If there’s one part of Manhattan that comes to minds of every tourist and local, more than likely it’s Times Square. Sometimes referred to as “the Center of The Universe”, Times Square is one of the busiest intersections for commerce, entertainment, and tourism. The bright lights of the billboards and the restless spirit epitomize the soul of New York City- the city that never sleeps.

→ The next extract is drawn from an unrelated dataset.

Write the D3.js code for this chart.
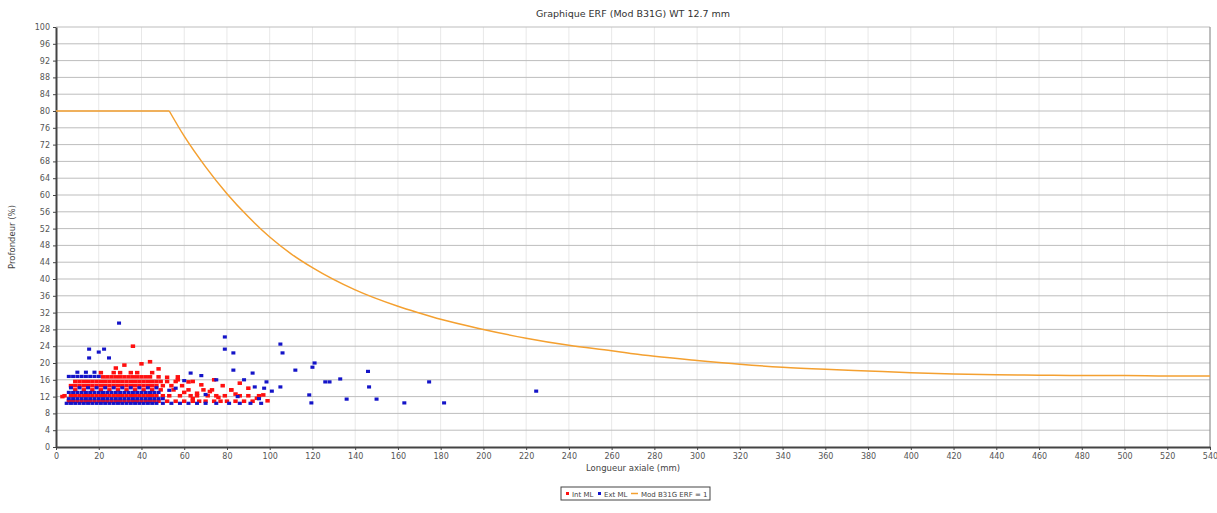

World Trade Center & Memorial Site

One World Trade Center, also known as the Freedom Tower, is the main structure of the World Trade Center complex. Standing at 1,792 feet tall, the Freedom Tower is the tallest building in the Western Hemisphere and the sixth-tallest building in the world. While this building is an architectural feat, it must not be forgotten that the Freedom Tower and the memorial site stand as commemorative edifices for the events that took place on September 11, 2001.

Statue of Liberty

Designed by French sculptor Frederic Bartholdi, French engineer Gustave Eiffel (the architect of the Eiffel Tower), and American architect Richard Morris, the Statue of Liberty is one of the world’s most monuments. The Statue of Liberty, formerly known as Liberty Enlightening the World, was completed in 1884 but wasn’t dedicated to Ellis Island until 1886, as a gift from France to America in honor of their alliance during the American Revolution.

Wall St., Charging Bull

Home to the New York Stock Exchange, NASDAQS, and the famous Charging Bull, Wall Street is one of the world’s epicenters of commerce. This originally Dutch-owned territory has always served as an industrious market place for businesses from all over the world. Did you know that Wall Street is believed to have gotten its name from a wall built by the Dutch in order to keep out Native Americans, the British, and pirates?

China Town

When it comes to the best Chinatown in America, New York City’s Chinatown takes the cake. Chinatown combines all aspects of Chinese ethnicity with the gritty pace and cultural diversity of New York City. Chinatown borders four NYC neighborhoods: Tribeca to the west, the Lower East Side to the east, Little Italy to the north, and the Civic Center to the south.

Brooklyn Bridge

The Brooklyn Bridge connects Brooklyn and Manhattan from Adams Street in Brooklyn to the City Hall area in Manhattan. Its open-air promenade offers one of the best panoramic views of New York City.